Puts lemon juice on half an apple
so it won’t turn brown. Washes and saves
straws with holes and plastic silverware
with broken tines. Has a drawer full of mustard,
barbeque and soy sauce packages from take-out restaurants.
//
Once I saw her pull a tarp for a pick-up
bed out from underneath her dresser:
I’ve been holding on to this,
I don’t know how long.

I could say the very same about Reese and the moments of wisdom he curates from his community. This is part of what bothers Reese so much about the prisons–-formerly universities—at which he teaches writing. Such places, full of America’s discarded citizens, their minds still active and questioning but left to rot, seem to disturb Reese to his core. Reese, a humanist but also a pragmatist, rightfully can’t find a way to justify the waste. He takes it upon himself to do all that he is capable of: his part. In the finale of “Vernon is Taking the Dirty Dog Home,” Reese explains,

I’ve been instructed never
to get too close to any inmate. But I’m your teacher,
and I’m afraid that’s just not possible. Tonight,
like most nights, I carry you home.

The simple syntax combined with careful enjambment creates a subtle yet powerful sense of possibility combined with weighty responsibility. Reese carries me into the next line just as he carries his work into the following day. I soon realize he has become my teacher, too.

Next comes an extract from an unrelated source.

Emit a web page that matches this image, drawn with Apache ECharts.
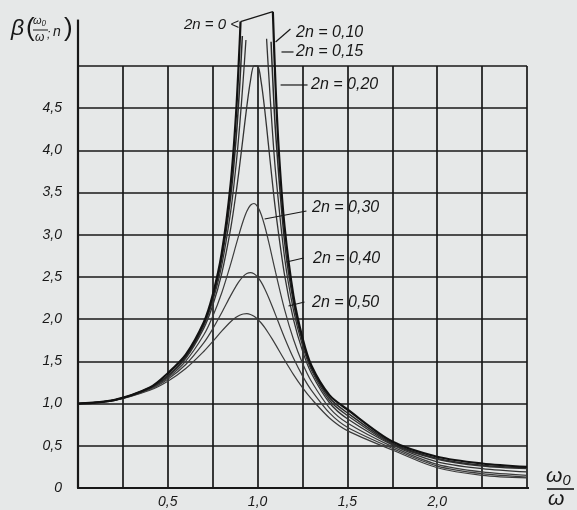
<!DOCTYPE html>
<html>
<head>
<meta charset="utf-8">
<script src="https://cdn.jsdelivr.net/npm/echarts@6/dist/echarts.min.js"></script>
<style>
  html, body { margin: 0; padding: 0; background: #e6e8e8; }
  #chart { width: 577px; height: 510px; }
</style>
</head>
<body>
<div id="chart"></div>
<script>
// Amplification factor β against the frequency ratio ω0/ω for several damping values 2n.

// shared abscissae for the smooth (well damped) curves
const ratioCommon = [0, 0.2, 0.4, 0.5, 0.6, 0.7, 0.75, 0.8, 0.85, 0.88, 0.9, 0.92, 0.94, 0.96, 0.98,
  1.0, 1.02, 1.04, 1.06, 1.08, 1.1, 1.15, 1.2, 1.25, 1.3, 1.4, 1.5, 1.75, 2.0, 2.25, 2.5];

const beta050 = [1.0, 1.036, 1.158, 1.265, 1.415, 1.617, 1.735, 1.858, 1.970, 2.022, 2.047, 2.062, 2.065, 2.056, 2.034,
  2.0, 1.955, 1.900, 1.837, 1.770, 1.699, 1.517, 1.344, 1.189, 1.055, 0.83, 0.68, 0.45, 0.24, 0.15, 0.12];
const beta040 = [1.0, 1.038, 1.169, 1.288, 1.463, 1.719, 1.885, 2.076, 2.279, 2.392, 2.457, 2.508, 2.541, 2.552, 2.538,
  2.5, 2.439, 2.359, 2.264, 2.160, 2.051, 1.780, 1.536, 1.329, 1.157, 0.89, 0.72, 0.47, 0.26, 0.17, 0.13];
const beta030 = [1.0, 1.040, 1.179, 1.307, 1.504, 1.813, 2.033, 2.311, 2.653, 2.880, 3.029, 3.166, 3.278, 3.350, 3.371,
  3.333, 3.240, 3.101, 2.931, 2.745, 2.557, 2.117, 1.759, 1.479, 1.262, 0.95, 0.77, 0.49, 0.28, 0.19, 0.15];
const beta020 = [1.0, 1.041, 1.185, 1.322, 1.536, 1.891, 2.162, 2.538, 3.073, 3.495, 3.821, 4.172, 4.522, 4.822, 5.001,
  5.0, 4.809, 4.476, 4.075, 3.668, 3.288, 2.524, 1.995, 1.625, 1.356, 1.01, 0.82, 0.51, 0.31, 0.23, 0.19];

// lightly damped curves run off the top of the grid, so each has its own abscissae (null = gap over the peak)
const ratio015 = [0, 0.2, 0.4, 0.5, 0.6, 0.7, 0.75, 0.8, 0.85, 0.88, 0.9, 0.92, 0.935, 1.0,
  1.05, 1.06, 1.08, 1.1, 1.15, 1.2, 1.25, 1.3, 1.4, 1.5, 1.75, 2.0, 2.25, 2.5];
const beta015 = [1.0, 1.041, 1.187, 1.327, 1.547, 1.920, 2.214, 2.635, 3.274, 3.826, 4.290, 4.843, 5.308, null,
  5.322, 4.966, 4.306, 3.744, 2.734, 2.104, 1.687, 1.395, 1.04, 0.86, 0.52, 0.34, 0.26, 0.23];

const ratio010 = [0, 0.2, 0.4, 0.5, 0.6, 0.7, 0.75, 0.8, 0.85, 0.88, 0.9, 0.915, 1.0,
  1.075, 1.08, 1.1, 1.15, 1.2, 1.25, 1.3, 1.4, 1.5, 1.75, 2.0, 2.25, 2.5];
const beta010 = [1.0, 1.041, 1.189, 1.330, 1.556, 1.943, 2.253, 2.712, 3.445, 4.130, 4.756, 5.355, null,
  5.287, 5.041, 4.218, 2.921, 2.193, 1.735, 1.424, 1.07, 0.89, 0.53, 0.35, 0.27, 0.24];

const ratio000 = [0, 0.2, 0.4, 0.5, 0.6, 0.7, 0.75, 0.8, 0.85, 0.88, 0.9, 0.905, 1.0,
  1.085, 1.1, 1.12, 1.15, 1.2, 1.25, 1.3, 1.4, 1.5, 1.75, 2.0, 2.25, 2.5];
const beta000 = [1.0, 1.042, 1.190, 1.36, 1.58, 1.961, 2.286, 2.778, 3.604, 4.433, 5.263, 5.526, null,
  5.643, 4.762, 3.931, 3.101, 2.273, 1.778, 1.449, 1.10, 0.93, 0.55, 0.37, 0.29, 0.25];

// bracket joining the two branches of the undamped curve
const bracketRatio = [0.905, 1.085];
const bracketBeta = [5.526, 5.643];

// axis tick values that carry a label
const xTickLabels = [0.5, 1.0, 1.5, 2.0];
const yTickLabels = [0, 0.5, 1.0, 1.5, 2.0, 2.5, 3.0, 3.5, 4.0, 4.5];

const dampingNames = ['2n = 0,10', '2n = 0,15', '2n = 0,20', '2n = 0,30', '2n = 0,40', '2n = 0,50'];

const pair = (xs, ys) => xs.map((x, i) => [x, ys[i] === null ? '-' : ys[i]]);
const comma = v => v.toFixed(1).replace('.', ',');

const INK = '#181818';
const CURVE = '#3c3c3c';
const FONT = 'Liberation Sans, Arial, sans-serif';

function curve(name, xs, ys, width, color) {
  return {
    name, type: 'line', data: pair(xs, ys), symbol: 'none', smooth: 0.3,
    connectNulls: false, clip: false, silent: true,
    lineStyle: { color: color || CURVE, width: width || 1.2 }
  };
}
function segment(a, b, width) {
  return {
    type: 'line', data: [a, b], symbol: 'none', clip: false, silent: true,
    lineStyle: { color: INK, width: width || 1.2 }
  };
}

// leader strokes from the curves towards their labels (data coordinates)
const leaderLines = [
  [[1.100, 5.284], [1.183, 5.438]],
  [[1.133, 5.166], [1.200, 5.166]],
  [[1.128, 4.775], [1.278, 4.775]],
  [[1.039, 3.187], [1.272, 3.282]],
  [[1.161, 2.678], [1.256, 2.725]],
  [[1.172, 2.156], [1.261, 2.204]]
];

const series = [
  curve('2n = 0,50', ratioCommon, beta050),
  curve('2n = 0,40', ratioCommon, beta040),
  curve('2n = 0,30', ratioCommon, beta030),
  curve('2n = 0,20', ratioCommon, beta020, 1.3, '#333333'),
  curve('2n = 0,15', ratio015, beta015, 1.3, '#333333'),
  curve('2n = 0,10', ratio010, beta010, 1.5, '#2a2a2a'),
  curve('2n = 0', ratio000, beta000, 2.2, '#121212'),
  segment([bracketRatio[0], bracketBeta[0]], [bracketRatio[1], bracketBeta[1]], 1.3),
  // axis lines carried past the grid
  segment([0, 5], [0, 5.55], 2.2),
  segment([2.5, 0], [2.56, 0], 2.2)
].concat(leaderLines.map(l => segment(l[0], l[1], 1.2)));

const labelSpots = [
  [296, 33], [296, 52], [311, 85], [312, 208], [313, 259], [312, 303]
];

const graphic = [
  { type: 'text', x: 239, y: 25, style: { text: '2n = 0 <', font: 'italic 15px ' + FONT, fill: INK, align: 'right', verticalAlign: 'middle' } }
].concat(dampingNames.map((t, i) => ({
  type: 'text', x: labelSpots[i][0], y: labelSpots[i][1],
  style: { text: t, font: 'italic 16px ' + FONT, fill: INK, align: 'left', verticalAlign: 'middle' }
}))).concat([
  // ordinate title β(ω0/ω, n)
  { type: 'text', x: 11, y: 29, style: { text: 'β', font: 'italic 23px ' + FONT, fill: INK, align: 'left', verticalAlign: 'middle' } },
  { type: 'text', x: 26, y: 29, style: { text: '(', font: '26px ' + FONT, fill: INK, align: 'left', verticalAlign: 'middle' } },
  { type: 'text', x: 33, y: 21, style: { text: 'ω₀', font: 'italic 11px ' + FONT, fill: INK, align: 'left', verticalAlign: 'middle' } },
  { type: 'line', shape: { x1: 33, y1: 30, x2: 48, y2: 30 }, style: { stroke: INK, lineWidth: 1 } },
  { type: 'text', x: 35, y: 38, style: { text: 'ω', font: 'italic 12px ' + FONT, fill: INK, align: 'left', verticalAlign: 'middle' } },
  { type: 'text', x: 47, y: 35, style: { text: ';', font: 'italic 12px ' + FONT, fill: INK, align: 'left', verticalAlign: 'middle' } },
  { type: 'text', x: 53, y: 32, style: { text: 'n', font: 'italic 14px ' + FONT, fill: INK, align: 'left', verticalAlign: 'middle' } },
  { type: 'text', x: 64, y: 29, style: { text: ')', font: '26px ' + FONT, fill: INK, align: 'left', verticalAlign: 'middle' } },
  // abscissa title ω0/ω
  { type: 'text', x: 546, y: 476, style: { text: 'ω₀', font: 'italic 21px ' + FONT, fill: INK, align: 'left', verticalAlign: 'middle' } },
  { type: 'line', shape: { x1: 547, y1: 489, x2: 574, y2: 489 }, style: { stroke: INK, lineWidth: 1.6 } },
  { type: 'text', x: 548, y: 499, style: { text: 'ω', font: 'italic 21px ' + FONT, fill: INK, align: 'left', verticalAlign: 'middle' } }
]);

const near = (v, list) => list.some(t => Math.abs(t - v) < 1e-6);

const option = {
  animation: false,
  backgroundColor: '#e6e8e8',
  grid: { left: 78, right: 50, top: 66, bottom: 22, containLabel: false },
  xAxis: {
    type: 'value', min: 0, max: 2.5, interval: 0.25,
    axisLine: { show: true, lineStyle: { color: INK, width: 2.2 } },
    axisTick: { show: false },
    splitLine: { show: true, lineStyle: { color: INK, width: 1.7 } },
    axisLabel: {
      margin: 7, color: INK, fontSize: 14, fontStyle: 'italic', fontFamily: FONT,
      formatter: v => near(v, xTickLabels) ? comma(v) : ''
    }
  },
  yAxis: {
    type: 'value', min: 0, max: 5, interval: 0.5,
    axisLine: { show: true, lineStyle: { color: INK, width: 2.2 } },
    axisTick: { show: false },
    splitLine: { show: true, lineStyle: { color: INK, width: 1.7 } },
    axisLabel: {
      margin: 16, color: INK, fontSize: 14, fontStyle: 'italic', fontFamily: FONT,
      formatter: v => near(v, yTickLabels) ? (v === 0 ? '0' : comma(v)) : ''
    }
  },
  series,
  graphic
};

const chart = echarts.init(document.getElementById('chart'), null, { renderer: 'canvas' });
chart.setOption(option);
</script>
</body>
</html>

Once inside, Reese brings me face to face with the true American dream:

It’s nine o’clock and, for two hours,
if Willow doesn’t wake, this time is ours.
The cool buzz of the baby monitor,
the cheesy brats bursting on the grill,
the gurgle and kiss.

The heart of America, as it turns out, cannot be found in a wide expansive field or a long, free stretch of time or highway. Instead, it’s found in the slivers, the snippets, the leftovers, and the neighbors on the corner muttering to each other who, without Reese, I just might blink and miss.

Maryellen Groot is the author of “Felix and the Flying Tiger,” awarded “Best Essay” at the 2023 Master’s in English Regional Conference and recently published with Bridgewater State University’s The Graduate Review. Her non-fiction has appeared with Vox and Racked. She is a graduate of Bard College and soon-to-be graduate of Salem State University.